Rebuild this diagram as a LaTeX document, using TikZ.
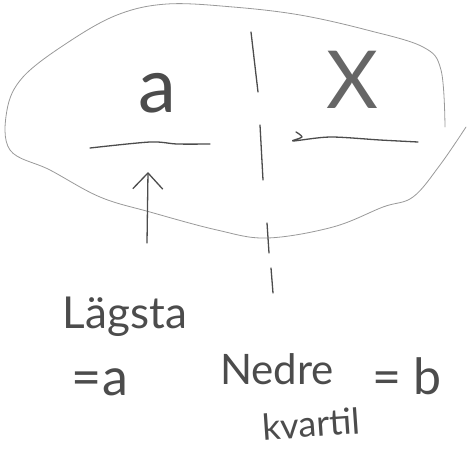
\documentclass[tikz,border=0pt]{standalone}
\usepackage{fontspec}
\setmainfont{Lato}
\usetikzlibrary{arrows.meta}

\tikzset{
  pen/.style={draw=black!70, line width=1.3pt, line cap=round, line join=round},
  blobline/.style={draw=black!40, line width=0.8pt, line cap=round},
  hand/.style={text=black!70, inner sep=0pt, anchor=base},
}

\begin{document}
\begin{tikzpicture}[x=1pt,y=-1pt]
\useasboundingbox (0,0) rectangle (469,450);
\draw[blobline] plot[smooth, tension=0.6] coordinates {(445,127) (441,70) (423,47) (367,30) (300,15) (233,7) (167,4) (117,15) (67,43) (23,77) (7,110) (10,150) (50,170) (100,197) (150,212) (217,230) (267,238) (333,227) (383,207) (413,197) (440,165) (466,127)};
\foreach \ya/\yb/\xa/\xb in {32/92/251/258, 125/180/260/263, 223/253/267/269, 268/293/271/273}{
  \draw[pen] (\xa,\ya) -- (\xb,\yb);
}
\draw[pen] plot[smooth] coordinates {(90,148) (150,142) (177,144) (210,144)};
\draw[pen] plot[smooth] coordinates {(296,132) (302,137) (293,141) (330,137) (380,140) (418,142)};
\node[hand, font=\fontsize{76}{80}\selectfont] (alow) at (157,112) {a};
\node[hand, text=black!60, font=\fontsize{80}{86}\selectfont] (xval) at (352,108) {X};
\coordinate (arrowtail) at (147,243);
\coordinate (arrowtip) at (148,172);
\draw[pen,-{Straight Barb[length=16pt,width=30pt]}] (arrowtail) -- (arrowtip);
\node[hand, font=\fontsize{44}{50}\selectfont] (lagsta) at (125,328) {Lägsta};
\node[hand, font=\fontsize{52}{50}\selectfont] (eqa) at (100,395) {=a};
\node[hand, font=\fontsize{42}{50}\selectfont] (nedre) at (277,384) {Nedre};
\node[hand, rotate=4, font=\fontsize{36}{50}\selectfont] (kvartil) at (312,437) {kvartil};
\node[hand, font=\fontsize{50}{50}\selectfont] (eqb) at (407,394) {= b};
\end{tikzpicture}
\end{document}
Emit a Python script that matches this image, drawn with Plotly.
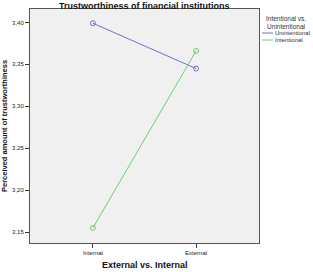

**What to produce**
Images in the records should not be copied. Repeat all the rest exactly.

**Exercise output**
Rebuild this diagram as a LaTeX document, using TikZ.
\documentclass[tikz,border=0pt]{standalone}
\usepackage{fontspec}
\setmainfont{Lato}
\usetikzlibrary{arrows.meta}

\tikzset{
  pen/.style={draw=black!70, line width=1.3pt, line cap=round, line join=round},
  blobline/.style={draw=black!40, line width=0.8pt, line cap=round},
  hand/.style={text=black!70, inner sep=0pt, anchor=base},
}

\begin{document}
\begin{tikzpicture}[x=1pt,y=-1pt]
\useasboundingbox (0,0) rectangle (469,450);
\draw[blobline] plot[smooth, tension=0.6] coordinates {(445,127) (441,70) (423,47) (367,30) (300,15) (233,7) (167,4) (117,15) (67,43) (23,77) (7,110) (10,150) (50,170) (100,197) (150,212) (217,230) (267,238) (333,227) (383,207) (413,197) (440,165) (466,127)};
\foreach \ya/\yb/\xa/\xb in {32/92/251/258, 125/180/260/263, 223/253/267/269, 268/293/271/273}{
  \draw[pen] (\xa,\ya) -- (\xb,\yb);
}
\draw[pen] plot[smooth] coordinates {(90,148) (150,142) (177,144) (210,144)};
\draw[pen] plot[smooth] coordinates {(296,132) (302,137) (293,141) (330,137) (380,140) (418,142)};
\node[hand, font=\fontsize{76}{80}\selectfont] (alow) at (157,112) {a};
\node[hand, text=black!60, font=\fontsize{80}{86}\selectfont] (xval) at (352,108) {X};
\coordinate (arrowtail) at (147,243);
\coordinate (arrowtip) at (148,172);
\draw[pen,-{Straight Barb[length=16pt,width=30pt]}] (arrowtail) -- (arrowtip);
\node[hand, font=\fontsize{44}{50}\selectfont] (lagsta) at (125,328) {Lägsta};
\node[hand, font=\fontsize{52}{50}\selectfont] (eqa) at (100,395) {=a};
\node[hand, font=\fontsize{42}{50}\selectfont] (nedre) at (277,384) {Nedre};
\node[hand, rotate=4, font=\fontsize{36}{50}\selectfont] (kvartil) at (312,437) {kvartil};
\node[hand, font=\fontsize{50}{50}\selectfont] (eqb) at (407,394) {= b};
\end{tikzpicture}
\end{document}
Emit a Python script that matches this image, drawn with Plotly.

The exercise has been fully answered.